Anthony "Tich" Critchlow and Marcus Charles Vere temporarily retired from the music industry after the band split. Critchlow runs his own company providing bespoke illumination and lighting installations.

After a brief break, Vere changed direction and produced an award-winning series of educational DVDs called Here Comes A...! for pre-school aged children. The business moved online in early 2017 as Kids Trucks TV. In May 2016, Vere was credited with writing the songs "Viva Love", "Flames of Desire", "Kiss Me Goodbye" and "Ten Below Zero" on the top 5 ABC album Lexicon of Love II.
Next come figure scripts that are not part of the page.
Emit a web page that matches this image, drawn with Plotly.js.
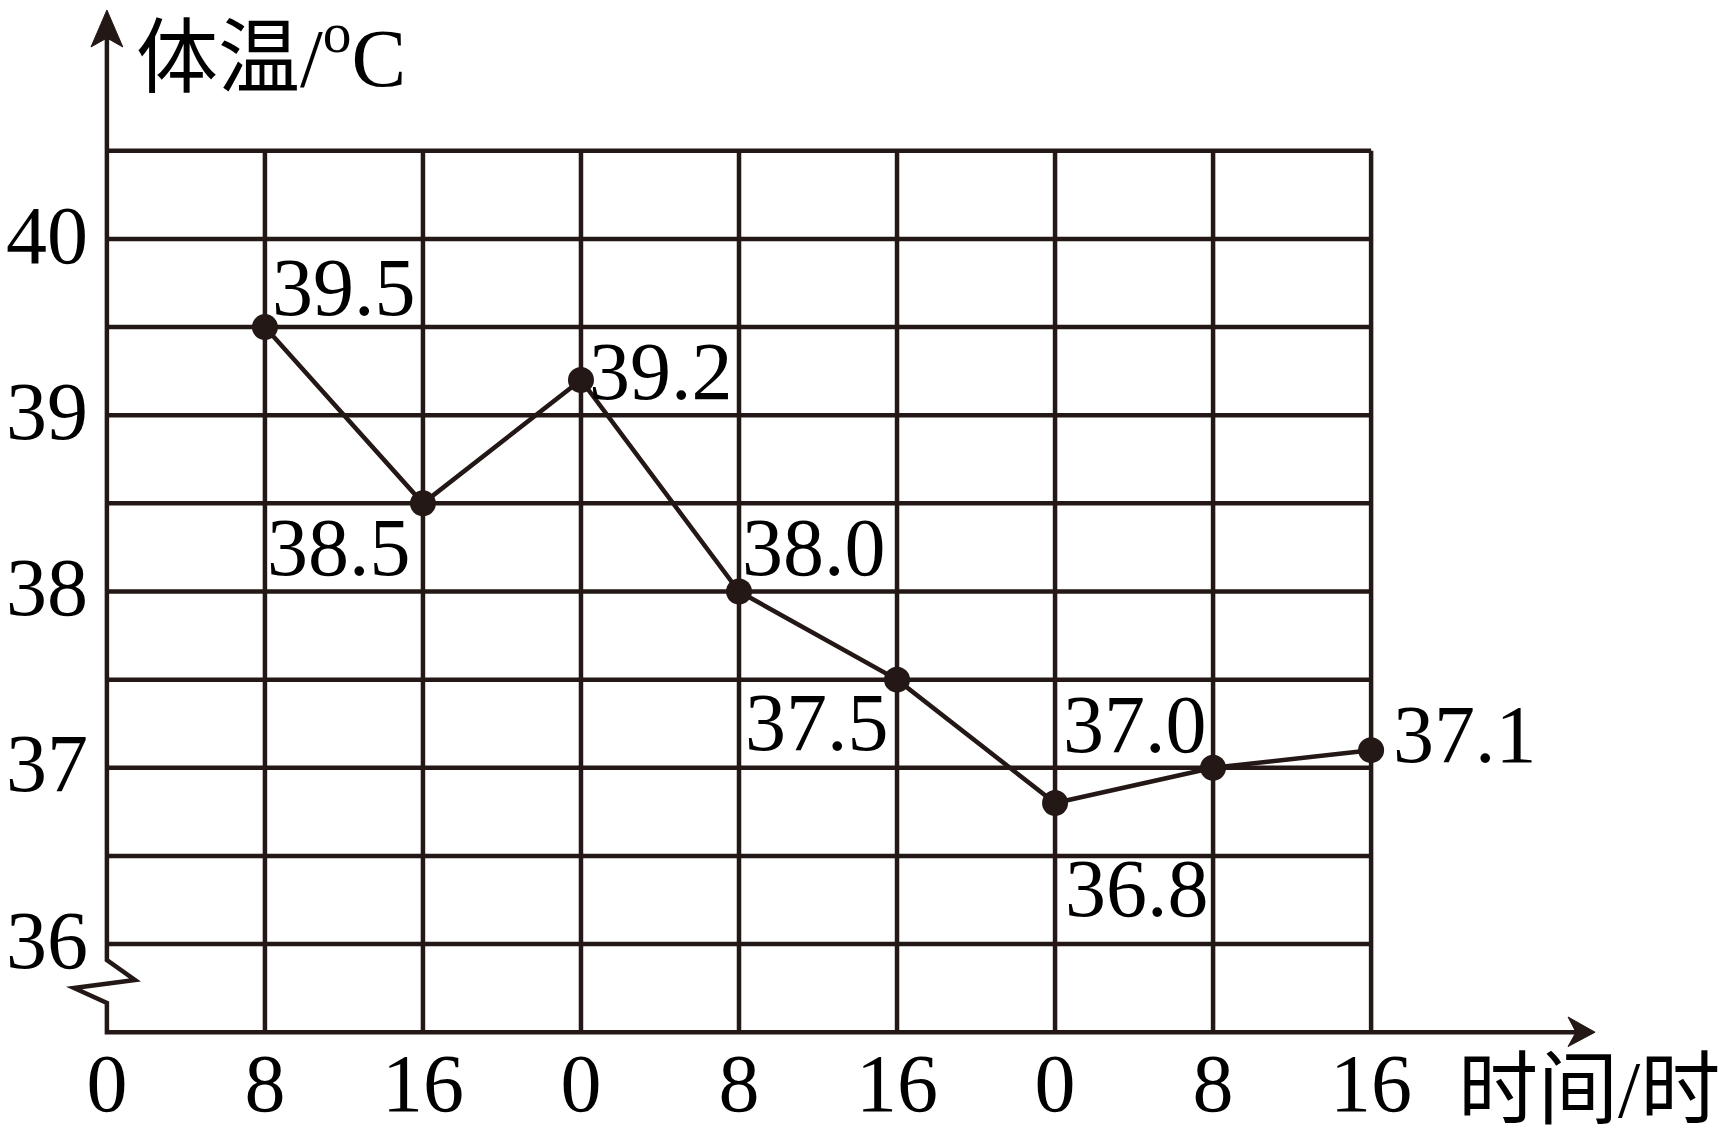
<!DOCTYPE html>
<html>
<head>
<meta charset="utf-8">
<script src="https://cdn.plot.ly/plotly-3.0.1.min.js"></script>
<style>
  html, body { margin: 0; padding: 0; background: #ffffff; }
  #chart { width: 1730px; height: 1136px; }
</style>
</head>
<body>
<div id="chart"></div>
<script>
// ---- data ----
var xIndex = [1, 2, 3, 4, 5, 6, 7, 8];
var temps = [39.5, 38.5, 39.2, 38.0, 37.5, 36.8, 37.0, 37.1];
var xTickVals = [0, 1, 2, 3, 4, 5, 6, 7, 8];
var xTickText = ['0', '8', '16', '0', '8', '16', '0', '8', '16'];
var yTickVals = [36, 37, 38, 39, 40];
var yGridVals = [36, 36.5, 37, 37.5, 38, 38.5, 39, 39.5, 40, 40.5];
var xGridVals = [1, 2, 3, 4, 5, 6, 7, 8];
var yTitle = '体温/<sup>o</sup>C';
var xTitle = '时间/时';

// ---- label placement (style only) ----
var labelPlace = [
  {xa: 'left',  xs: 5,   ys: 40},
  {xa: 'right', xs: -10, ys: -44},
  {xa: 'left',  xs: 6,   ys: 8},
  {xa: 'left',  xs: 1,   ys: 44},
  {xa: 'right', xs: -6,  ys: -43},
  {xa: 'left',  xs: 8,   ys: -85},
  {xa: 'right', xs: -4,  ys: 43},
  {xa: 'left',  xs: 20,  ys: 16}
];

var INK = '#231815';
var FONT = '"Liberation Serif", "Noto Sans CJK SC", serif';
var XMIN = 0, XMAX = 8, YMIN = 35.5, YMAX = 40.5;

var shapes = [];
// vertical grid lines
xGridVals.forEach(function (v) {
  shapes.push({type: 'line', xref: 'x', yref: 'y', x0: v, x1: v, y0: YMIN, y1: YMAX,
    line: {color: INK, width: 4.5}, layer: 'below'});
});
// horizontal grid lines
yGridVals.forEach(function (v) {
  shapes.push({type: 'line', xref: 'x', yref: 'y', x0: XMIN, x1: XMAX, y0: v, y1: v,
    line: {color: INK, width: 4.5}, layer: 'below'});
});
// axes: y axis with break zigzag below 36, then x axis
shapes.push({type: 'path', xref: 'paper', yref: 'paper',
  path: 'M0.00617,1.1157 L0.00617,0.0901 L0.0281,0.0679 L-0.0195,0.0590 L0.00617,0.0423 L0.00617,0.0098 L1.1539,0.0098',
  line: {color: INK, width: 4.5}, fillcolor: 'rgba(0,0,0,0)', layer: 'above'});
// arrowheads
shapes.push({type: 'path', xref: 'paper', yref: 'paper',
  path: 'M1.1688,0.0098 L1.1477,0.0267 L1.1539,0.0098 L1.1477,-0.0062 Z',
  line: {color: INK, width: 1}, fillcolor: INK, layer: 'above'});
shapes.push({type: 'path', xref: 'paper', yref: 'paper',
  path: 'M0.00617,1.1468 L-0.00625,1.1057 L0.00617,1.1157 L0.0186,1.1057 Z',
  line: {color: INK, width: 1}, fillcolor: INK, layer: 'above'});

var annotations = [];
temps.forEach(function (t, i) {
  var p = labelPlace[i];
  annotations.push({xref: 'x', yref: 'y', x: xIndex[i], y: t, text: t.toFixed(1),
    showarrow: false, xanchor: p.xa, yanchor: 'middle', xshift: p.xs, yshift: p.ys,
    font: {family: FONT, size: 82, color: '#000000'}});
});
// axis titles
annotations.push({xref: 'paper', yref: 'paper', x: 0.0273, y: 1.100, xanchor: 'left', yanchor: 'middle',
  text: yTitle, showarrow: false, font: {family: FONT, size: 82, color: '#000000'}});
annotations.push({xref: 'paper', yref: 'paper', x: 1.060, y: -0.054, xanchor: 'left', yanchor: 'middle',
  text: xTitle, showarrow: false, font: {family: FONT, size: 80, color: '#000000'}});

var trace = {
  x: xIndex, y: temps, type: 'scatter', mode: 'lines+markers',
  line: {color: INK, width: 4.5},
  marker: {color: INK, size: 26},
  cliponaxis: false, hoverinfo: 'skip'
};

var layout = {
  width: 1730, height: 1136,
  margin: {l: 99, r: 351, t: 142, b: 95, pad: 0},
  paper_bgcolor: '#ffffff', plot_bgcolor: 'rgba(0,0,0,0)',
  showlegend: false,
  font: {family: FONT, color: '#000000'},
  xaxis: {range: [-0.05, 8.05], tickmode: 'array', tickvals: xTickVals, ticktext: xTickText,
    showgrid: false, zeroline: false, showline: false, ticks: '',
    tickfont: {family: FONT, size: 82, color: '#000000'}, ticklabelstandoff: -13, fixedrange: true},
  yaxis: {range: [35.45, 40.55], tickmode: 'array', tickvals: yTickVals,
    showgrid: false, zeroline: false, showline: false, ticks: '',
    tickfont: {family: FONT, size: 82, color: '#000000'}, ticklabelstandoff: 10,
    ticklabelshift: -5, fixedrange: true},
  shapes: shapes,
  annotations: annotations
};

Plotly.newPlot('chart', [trace], layout, {staticPlot: true, displayModeBar: false});
</script>
</body>
</html>
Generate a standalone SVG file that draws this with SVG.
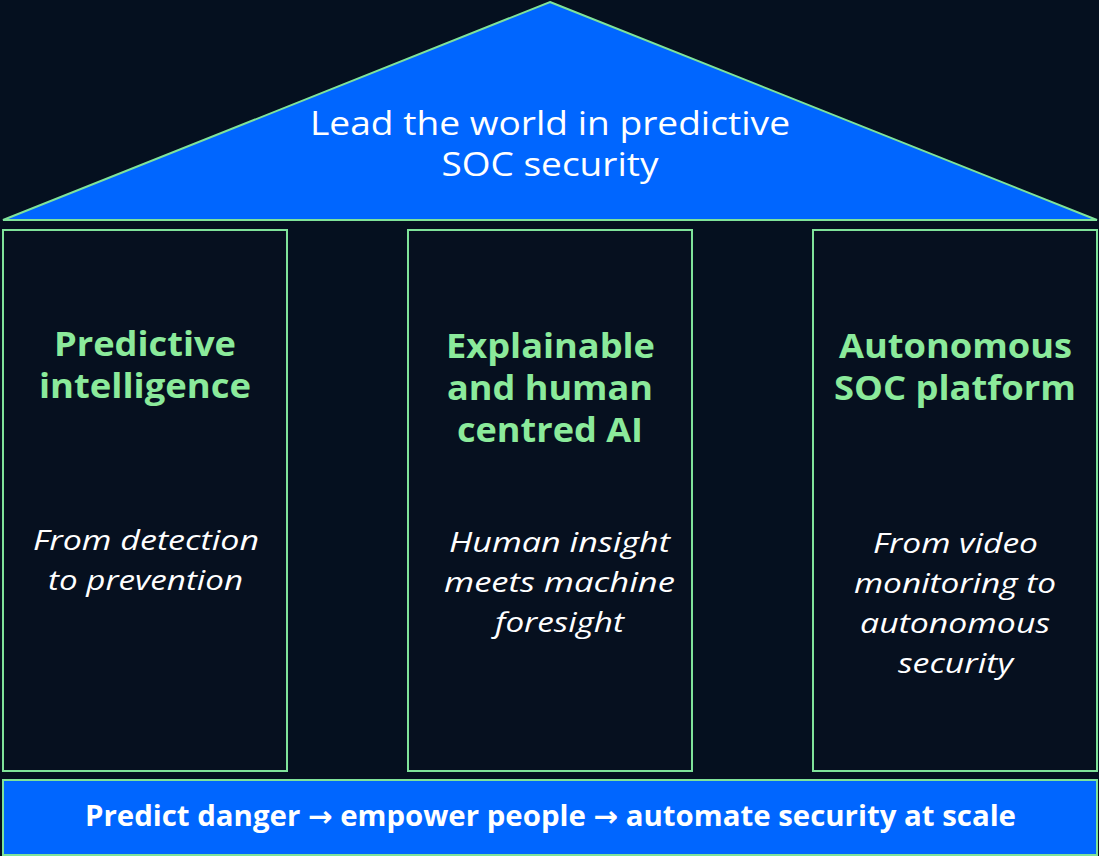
<svg xmlns="http://www.w3.org/2000/svg" width="1099" height="856" viewBox="0 0 1099 856">
<style>
.stroke{stroke:#7FE39A;stroke-width:2}
.blue{fill:#0066FF}
.pillar{fill:#06101F}
.t{font-family:"Open Sans","DejaVu Sans",sans-serif;text-anchor:middle}
.roof{fill:#FFFFFF;font-size:32px}
.head{fill:#8BEA9B;font-size:34px;font-weight:700}
.sub{fill:#FFFFFF;font-size:28px;font-style:italic}
.base{fill:#FFFFFF;font-size:28px;font-weight:700}
</style>
<rect width="1099" height="856" fill="#05101F"/>
<g id="roof">
<polygon class="blue stroke" points="550,2 1097,220 3,220"/>
<text class="t roof" x="550" y="135" textLength="480" lengthAdjust="spacingAndGlyphs">Lead the world in predictive</text>
<text class="t roof" x="550" y="176" textLength="217" lengthAdjust="spacingAndGlyphs">SOC security</text>
</g>
<g id="pillar-left">
<rect class="pillar stroke" x="3" y="230" width="284" height="541"/>
<text class="t head" x="145" y="356" textLength="182" lengthAdjust="spacingAndGlyphs">Predictive</text>
<text class="t head" x="145" y="398" textLength="212" lengthAdjust="spacingAndGlyphs">intelligence</text>
<text class="t sub" x="146" y="550" textLength="226" lengthAdjust="spacingAndGlyphs">From detection</text>
<text class="t sub" x="145.5" y="590" textLength="195" lengthAdjust="spacingAndGlyphs">to prevention</text>
</g>
<g id="pillar-middle">
<rect class="pillar stroke" x="408" y="230" width="284" height="541"/>
<text class="t head" x="550.5" y="358" textLength="209" lengthAdjust="spacingAndGlyphs">Explainable</text>
<text class="t head" x="550" y="400" textLength="206" lengthAdjust="spacingAndGlyphs">and human</text>
<text class="t head" x="550" y="442" textLength="186" lengthAdjust="spacingAndGlyphs">centred AI</text>
<text class="t sub" x="559.5" y="552" textLength="221" lengthAdjust="spacingAndGlyphs">Human insight</text>
<text class="t sub" x="559.5" y="592" textLength="231" lengthAdjust="spacingAndGlyphs">meets machine</text>
<text class="t sub" x="559.5" y="632" textLength="129" lengthAdjust="spacingAndGlyphs">foresight</text>
</g>
<g id="pillar-right">
<rect class="pillar stroke" x="813" y="230" width="284" height="541"/>
<text class="t head" x="955.5" y="358" textLength="233" lengthAdjust="spacingAndGlyphs">Autonomous</text>
<text class="t head" x="955" y="400" textLength="242" lengthAdjust="spacingAndGlyphs">SOC platform</text>
<text class="t sub" x="955.5" y="553" textLength="165" lengthAdjust="spacingAndGlyphs">From video</text>
<text class="t sub" x="955" y="593" textLength="202" lengthAdjust="spacingAndGlyphs">monitoring to</text>
<text class="t sub" x="955" y="633" textLength="190" lengthAdjust="spacingAndGlyphs">autonomous</text>
<text class="t sub" x="955.5" y="673" textLength="115" lengthAdjust="spacingAndGlyphs">security</text>
</g>
<g id="foundation">
<rect class="blue stroke" x="3" y="780" width="1094" height="75"/>
<text class="t base" x="550.5" y="826" textLength="931" lengthAdjust="spacingAndGlyphs">Predict danger → empower people → automate security at scale</text>
</g>
<g id="connectors"/>
</svg>
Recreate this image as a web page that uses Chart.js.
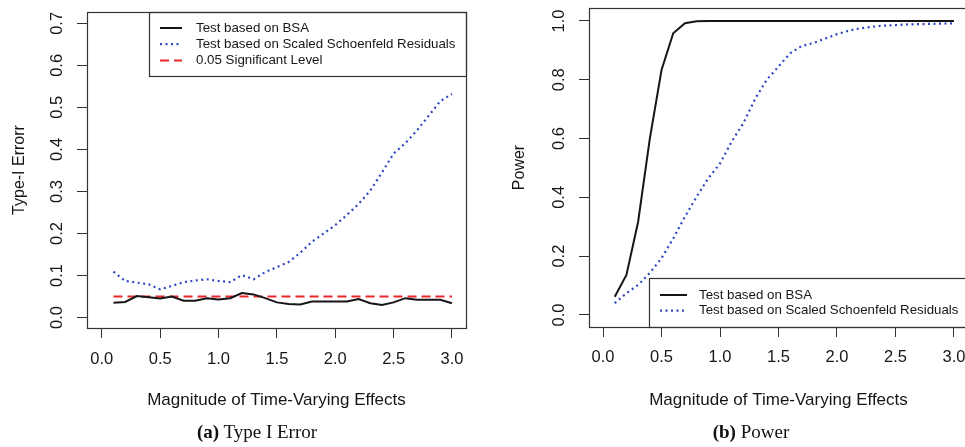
<!DOCTYPE html>
<html>
<head>
<meta charset="utf-8">
<script src="https://cdn.jsdelivr.net/npm/chart.js@4.4.1/dist/chart.umd.min.js"></script>
<style>
  html, body { margin: 0; padding: 0; background: #fff; overflow: hidden; width: 965px; height: 447px; }
  #errChart { position: absolute; left: 0; top: 0; }
  #powChart { position: absolute; left: 482px; top: 0; }
  .cap { position: absolute; top: 421px; font-family: "Liberation Serif", serif; font-size: 19px;
         color: #111; transform: translateX(-50%); white-space: nowrap; }
</style>
</head>
<body>
<canvas id="errChart" width="482" height="447"></canvas>
<canvas id="powChart" width="490" height="447"></canvas>
<div class="cap" style="left:257px"><b>(a)</b> Type I Error</div>
<div class="cap" style="left:751px"><b>(b)</b> Power</div>
<script>
// magnitudes of the time-varying effect
const effects = [0.1, 0.2, 0.3, 0.4, 0.5, 0.6, 0.7, 0.8, 0.9, 1.0,
                 1.1, 1.2, 1.3, 1.4, 1.5, 1.6, 1.7, 1.8, 1.9, 2.0,
                 2.1, 2.2, 2.3, 2.4, 2.5, 2.6, 2.7, 2.8, 2.9, 3.0];

const xTicks = [0, 0.5, 1, 1.5, 2, 2.5, 3];
const errorTicks = [0, 0.1, 0.2, 0.3, 0.4, 0.5, 0.6, 0.7];
const powerTicks = [0, 0.2, 0.4, 0.6, 0.8, 1.0];

// (a) type I error
const errorBSA = [0.035, 0.037, 0.051, 0.048, 0.045, 0.050, 0.040, 0.040, 0.046, 0.043,
                  0.046, 0.058, 0.055, 0.046, 0.036, 0.032, 0.031, 0.038, 0.038, 0.038,
                  0.038, 0.044, 0.034, 0.030, 0.036, 0.046, 0.042, 0.042, 0.042, 0.034];
const errorSSR = [0.109, 0.087, 0.083, 0.079, 0.067, 0.075, 0.084, 0.088, 0.091, 0.087,
                  0.084, 0.101, 0.091, 0.108, 0.120, 0.132, 0.154, 0.180, 0.200, 0.220,
                  0.244, 0.270, 0.302, 0.345, 0.390, 0.415, 0.445, 0.480, 0.515, 0.532];
const sigX = [0.1, 3.0];
const sigY = [0.05, 0.05];

// (b) power
const powerBSA = [0.062, 0.136, 0.317, 0.600, 0.833, 0.958, 0.992, 0.999, 1.000, 1.000,
                  1.000, 1.000, 1.000, 1.000, 1.000, 1.000, 1.000, 1.000, 1.000, 1.000,
                  1.000, 1.000, 1.000, 1.000, 1.000, 1.000, 1.000, 1.000, 1.000, 1.000];
const powerSSR = [0.040, 0.074, 0.102, 0.143, 0.193, 0.260, 0.334, 0.402, 0.465, 0.515,
                  0.590, 0.652, 0.735, 0.800, 0.845, 0.890, 0.915, 0.925, 0.940, 0.955,
                  0.967, 0.975, 0.980, 0.984, 0.986, 0.988, 0.989, 0.990, 0.991, 0.992];

const FONT = '"Liberation Sans", Arial, sans-serif';
const INK = '#161616';
const BLUE = '#3046c2';
const RED = '#e8262c';

function pts(xs, ys) {
    return xs.map((x, i) => ({ x: x, y: ys[i] }));
}

// frame round the plot region, like R's box()
const frame = {
    id: 'frame',
    afterDraw(chart) {
        const a = chart.chartArea, ctx = chart.ctx;
        ctx.save();
        ctx.strokeStyle = '#333';
        ctx.lineWidth = 1.2;
        ctx.strokeRect(Math.round(a.left) + 0.5, Math.round(a.top) + 0.5,
                       Math.round(a.right - a.left), Math.round(a.bottom - a.top));
        ctx.restore();
    }
};

// R style legend box with line samples
const boxLegend = {
    id: 'boxLegend',
    afterDatasetsDraw(chart, args, o) {
        const ctx = chart.ctx;
        ctx.save();
        ctx.fillStyle = '#fff';
        ctx.fillRect(o.x, o.y, o.w, o.h);
        ctx.strokeStyle = '#333';
        ctx.lineWidth = 1.2;
        ctx.strokeRect(o.x + 0.5, o.y + 0.5, o.w, o.h);
        ctx.font = '13.3px ' + FONT;
        ctx.textBaseline = 'middle';
        chart.data.datasets.forEach((ds, i) => {
            const y = o.y + o.first + i * o.step;
            ctx.strokeStyle = ds.borderColor;
            ctx.lineWidth = ds.borderWidth;
            ctx.setLineDash(ds.borderDash || []);
            ctx.beginPath();
            ctx.moveTo(o.x + o.l1, y);
            ctx.lineTo(o.x + o.l2, y);
            ctx.stroke();
            ctx.setLineDash([]);
            ctx.fillStyle = INK;
            ctx.fillText(ds.label, o.x + o.tx, y);
        });
        ctx.restore();
    }
};

function axisOpts(min, max, tickVals, title, isX, size, titlePad, tickPad) {
    return {
        type: 'linear',
        min: min,
        max: max,
        afterBuildTicks: s => { s.ticks = tickVals.map(v => ({ value: v })); },
        afterFit: s => {
            if (isX) s.height = size; else s.width = size;
            s.paddingTop = 0; s.paddingBottom = 0; s.paddingLeft = 0; s.paddingRight = 0;
        },
        grid: { display: true, drawOnChartArea: false, drawTicks: true, tickLength: 10,
                tickColor: '#333', tickWidth: 1 },
        border: { display: false },
        ticks: {
            autoSkip: false,
            font: { family: FONT, size: 16.5 },
            color: INK,
            padding: tickPad,
            minRotation: isX ? 0 : 90,
            maxRotation: isX ? 0 : 90,
            crossAlign: 'center',
            callback: v => v.toFixed(1)
        },
        title: {
            display: true,
            text: title,
            color: INK,
            font: { family: FONT, size: isX ? 17 : 16 },
            padding: titlePad
        }
    };
}

function lineSet(label, data, color, width, dash) {
    return { label: label, data: data, borderColor: color, borderWidth: width,
             borderDash: dash, pointRadius: 0, tension: 0, fill: false };
}

new Chart(document.getElementById('errChart'), {
    type: 'line',
    data: {
        datasets: [
            lineSet('Test based on BSA', pts(effects, errorBSA), INK, 2, []),
            lineSet('Test based on Scaled Schoenfeld Residuals', pts(effects, errorSSR), BLUE, 2.2, [2, 3.5]),
            lineSet('0.05 Significant Level', pts(sigX, sigY), RED, 2, [9, 5])
        ]
    },
    options: {
        responsive: false,
        animation: false,
        layout: { padding: { top: 12, right: 16, left: 0, bottom: 0 } },
        plugins: {
            legend: { display: false },
            tooltip: { enabled: false },
            boxLegend: { x: 149, y: 12, w: 317, h: 64, first: 16, step: 16.2, l1: 11, l2: 33, tx: 47 }
        },
        scales: {
            x: axisOpts(-0.127, 3.12, xTicks, 'Magnitude of Time-Varying Effects', true, 119,
                        { top: 0, bottom: 36 }, 21),
            y: axisOpts(-0.025, 0.727, errorTicks, 'Type-I Errorr', false, 87,
                        { top: 10, bottom: 0 }, 8)
        }
    },
    plugins: [boxLegend, frame]
});

new Chart(document.getElementById('powChart'), {
    type: 'line',
    data: {
        datasets: [
            lineSet('Test based on BSA', pts(effects, powerBSA), INK, 2, []),
            lineSet('Test based on Scaled Schoenfeld Residuals', pts(effects, powerSSR), BLUE, 2.2, [2, 3.5])
        ]
    },
    options: {
        responsive: false,
        animation: false,
        layout: { padding: { top: 8, right: 4, left: 0, bottom: 0 } },
        plugins: {
            legend: { display: false },
            tooltip: { enabled: false },
            boxLegend: { x: 167, y: 278, w: 330, h: 49, first: 17, step: 15.7, l1: 11, l2: 38, tx: 50 }
        },
        scales: {
            x: axisOpts(-0.12, 3.12, xTicks, 'Magnitude of Time-Varying Effects', true, 120,
                        { top: 0, bottom: 36 }, 20),
            y: axisOpts(-0.041, 1.044, powerTicks, 'Power', false, 107,
                        { top: 28, bottom: 0 }, 8)
        }
    },
    plugins: [boxLegend, frame]
});
</script>
</body>
</html>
===Living in a Box reform===
In 2016, Living in a Box reformed with British soul singer Kenny Thomas replacing Darbyshire. In summer 2022, they announced via Twitter that they have a new singer, Bryan Chambers. Since they have reformed, the band has appeared at live festival events in the UK such as Let's Rock, Rewind and Flashback.

===Legacy===
The song "Living in a Box" was later covered by Bobby Womack, who had also worked with Living in a Box on the single "So the Story Goes". In 2013, the song "Living in a Box" was featured in the video game Grand Theft Auto V.

==Personnel==
Current members
- Anthony "Tich" Critchlow – drums (1985–1990, 2016–present)
- Marcus Charles Vere – keyboards, synthesizers (1985–1990, 2016–present)
- Bryan Chambers – vocals (2022–present)

Past members
- Richard Darbyshire – vocals, guitar (1985–1990; died 2025)
- Kenny Thomas – vocals (2016–2022)

==Discography==
===Studio albums===

Overview of studio albums from Living in a Box
| Title | Release | Peak chart positions |  |  |  |  |  |  | Certifications |
| UK | GER | AUT | NED | SWE | SWI | US |
| Living in a Box | Released: 1987; Label: Chrysalis Records; Formats: CD, cassette, LP; | 25 | 22 | 18 | — | 30 | 10 | 89 | BPI: Gold; |
| Gatecrashing | Released: 1989; Label: Chrysalis Records; Formats: CD, cassette, LP; | 21 | — | — | 79 | 39 | — | — | BPI: Gold; |
"—" denotes album that did not chart or was not released.

===Singles===

Overview of singles from Living in a Box
Year: Song; Peak chart positions; Certifications; Album
UK: AUS; AUT; BEL (FLA); CAN; GER; IRE; NLD; SWE; SWI; US
1987: "Living in a Box"; 5; 49; 11; 20; 18; 4; 6; 18; 4; 2; 17; Living in a Box
"Scales of Justice": 30; —; —; —; —; 35; 27; —; —; —; —
"So the Story Goes": 34; —; —; —; —; —; —; —; —; —; 81
1988: "Love Is the Art"; 45; —; —; —; —; —; —; —; —; —; —
1989: "Blow the House Down"; 10; 166; —; 12; —; 28; 12; 10; 15; 26; —; Gatecrashing
"Gatecrashing": 36; —; —; —; —; —; —; —; —; —; —
"Room in Your Heart": 5; —; 27; 20; —; —; 6; 16; 20; —; —; BPI: Silver;
"Different Air": 57; —; —; —; —; —; —; —; —; —; —
"—" denotes releases that did not chart or were not released.